While licensed novels such a Divided Loyalties appear to have carved their own version of the Celestial Toymaker's origins (one of the Guardians, apparently), Big Finish's audio stories have added to another version, remaining surprisingly consistent across two stories and one Companion Chronicle. In The Nightmare Fair the Doctor describes him as old "beyond imagining", and in The Magic Mousetrap he is described as "a spirit of mischief from the infancy of the Universe"; by the Eighth Doctor/Charley Pollard Companion Chronicle the Toymaker is simply "a bored immortal", each description agreeing that the Toymaker is very old indeed, a creature supernatural in lifespan, even by a Time Lord's standards, and (as related in The Nightmare Fair) resistant to the touch of time. This would appear to explain the Time Lords' curiosity regarding the Toymaker, and their disastrous attempt to study him as related by the Sixth Doctor.
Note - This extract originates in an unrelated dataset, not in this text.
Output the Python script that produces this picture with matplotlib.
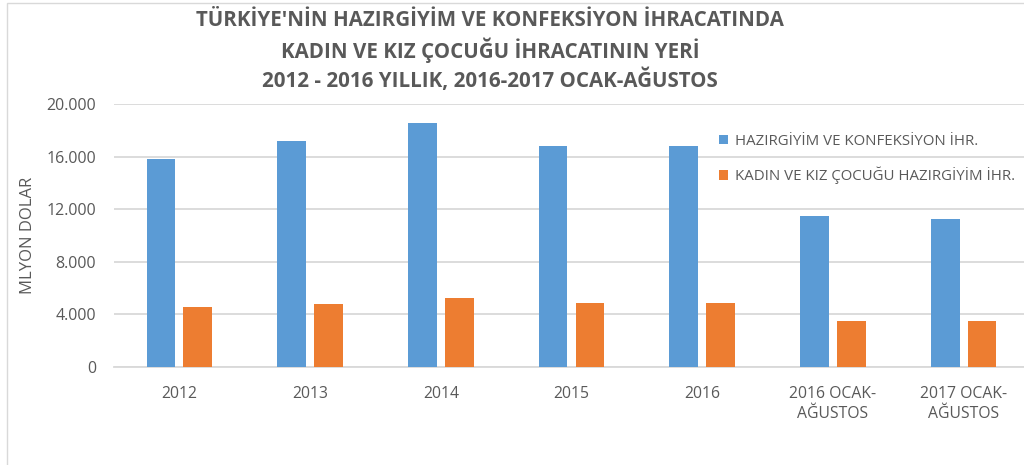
import matplotlib
matplotlib.use("Agg")
import matplotlib.pyplot as plt
from matplotlib.patches import Rectangle
import numpy as np

categories = ["2012", "2013", "2014", "2015", "2016", "2016 OCAK-\nAĞUSTOS", "2017 OCAK-\nAĞUSTOS"]
apparel = [15800, 17160, 18550, 16800, 16800, 11480, 11280]
women_girls = [4590, 4790, 5270, 4890, 4890, 3500, 3500]
series_names = ["HAZIRGİYİM VE KONFEKSİYON İHR.", "KADIN VE KIZ ÇOCUĞU HAZIRGİYİM İHR."]
yticks = [0, 4000, 8000, 12000, 16000, 20000]
ytick_labels = ["0", "4.000", "8.000", "12.000", "16.000", "20.000"]
title_lines = ["TÜRKİYE'NİN HAZIRGİYİM VE KONFEKSİYON İHRACATINDA",
               "KADIN VE KIZ ÇOCUĞU İHRACATININ YERİ",
               "2012 - 2016 YILLIK, 2016-2017 OCAK-AĞUSTOS"]
ylabel = "MLYON DOLAR"

title_font = "Open Sans"
body_font = "Open Sans"

BLUE = "#5B9BD5"
ORANGE = "#ED7D31"
GRAY = "#595959"
GRID = "#D9D9D9"

W, H = 1024, 465
fig = plt.figure(figsize=(W / 100, H / 100), dpi=100)
fig.patch.set_facecolor("white")

# outer chart border
fig.patches.append(Rectangle((7 / W, -0.1), 1.2, (H - 3) / H + 0.1, transform=fig.transFigure,
                             fill=False, edgecolor="#D9D9D9", linewidth=1.0))

ax = fig.add_axes([114 / W, (H - 367) / H, 915 / W, (367 - 104) / H])
ax.set_facecolor("none")
x = np.arange(len(categories))
bw = 0.22
off = 0.141
ax.bar(x - off, apparel, bw, color=BLUE, label=series_names[0], zorder=3)
ax.bar(x + off, women_girls, bw, color=ORANGE, label=series_names[1], zorder=3)

ax.set_xlim(-0.5, len(categories) - 0.5)
ax.set_ylim(0, 20000)
ax.set_yticks(yticks)
ax.set_yticklabels(ytick_labels, fontsize=11.5, color=GRAY, family=body_font)
ax.set_xticks(x)
ax.set_xticklabels(categories, fontsize=11.3, color=GRAY, family=body_font, linespacing=1.3)
ax.tick_params(axis="both", length=0)
ax.tick_params(axis="y", pad=13)
ax.tick_params(axis="x", pad=14)
ax.grid(axis="y", color=GRID, linewidth=1.3, zorder=0)
for s in ["top", "right", "left"]:
    ax.spines[s].set_visible(False)
ax.spines["bottom"].set_color(GRID)
ax.spines["bottom"].set_linewidth(1.3)

ax.set_ylabel(ylabel, fontsize=12, color=GRAY, family=body_font)
ax.yaxis.set_label_coords(-(114 - 36) / 915, (367 - 235) / 263)

leg = ax.legend(loc="upper left", bbox_to_anchor=((719 - 114) / 915, (367 - 134) / 263),
                frameon=False, handlelength=0.6, handleheight=0.6,
                handletextpad=0.45, labelspacing=1.2, borderpad=0, borderaxespad=0,
                prop={"family": body_font, "size": 10.8})
for t in leg.get_texts():
    t.set_color(GRAY)

ys = [20, 50, 80]
for line, yy in zip(title_lines, ys):
    fig.text(490 / W, 1 - yy / H, line, ha="center", va="center", fontsize=14.8,
             fontweight="bold", color=GRAY, family=title_font)

fig.savefig("out.png", dpi=100, facecolor="white")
As a remnant of his original home, the Toymaker's realm, the Celestial Toyroom, is an integral part of his existence. It is a sliver of reality, described in The Magic Mousetrap as a place the Toymaker can occasionally step out of (usually to collect his opponents and slaves) but never fully leave, governed as he is by 'the rules set down for him in the childhood of the Universe'. In Solitaire the Toymaker declares that he has made every one of his toys in the 'shop' he occupies (which would agree with Nightmare Fair's contention that the Toymaker's creations are the stuff of his original universe, although perhaps the ones he is referring to are the transformed puppets and dummies of his previous combatants?) As indicated in Solitaire, outside the Room is a void, and the windows of the Toymaker's shop repair themselves.

The other integral and constant element of the Toymaker is his seeming addiction to the ritual of game play. In The Nightmare Fair it could be inferred that merely playing games was not intrinsic to the Toymaker's identity, and that his first encounters with intelligent species were more godlike, he being both a creator and destroyer of worlds (although arguably his role as 'creator' may be more accurately defined as 'nurturer', given his seeming inability to create matter outside his Toyroom.) It seems to have been a role the Toiymaker found ultimately unrewarding, and his eventual interest in humans and other beings would be as their tormentor, an opponent in game n which he might be ensnared, but cannot truly lose through death. In Solitaire he declares that "life is a game... death is the ultimate defeat" and "I cannot die... do you know what would happen to me? Nothing. Nothing at all. A brief interlude of silence and then - I return. Different, perhaps; a new face, voice, personality; it all depends on how bored I am of this. The essence remains. I remain as if I always have... what would be the fun in anything else?"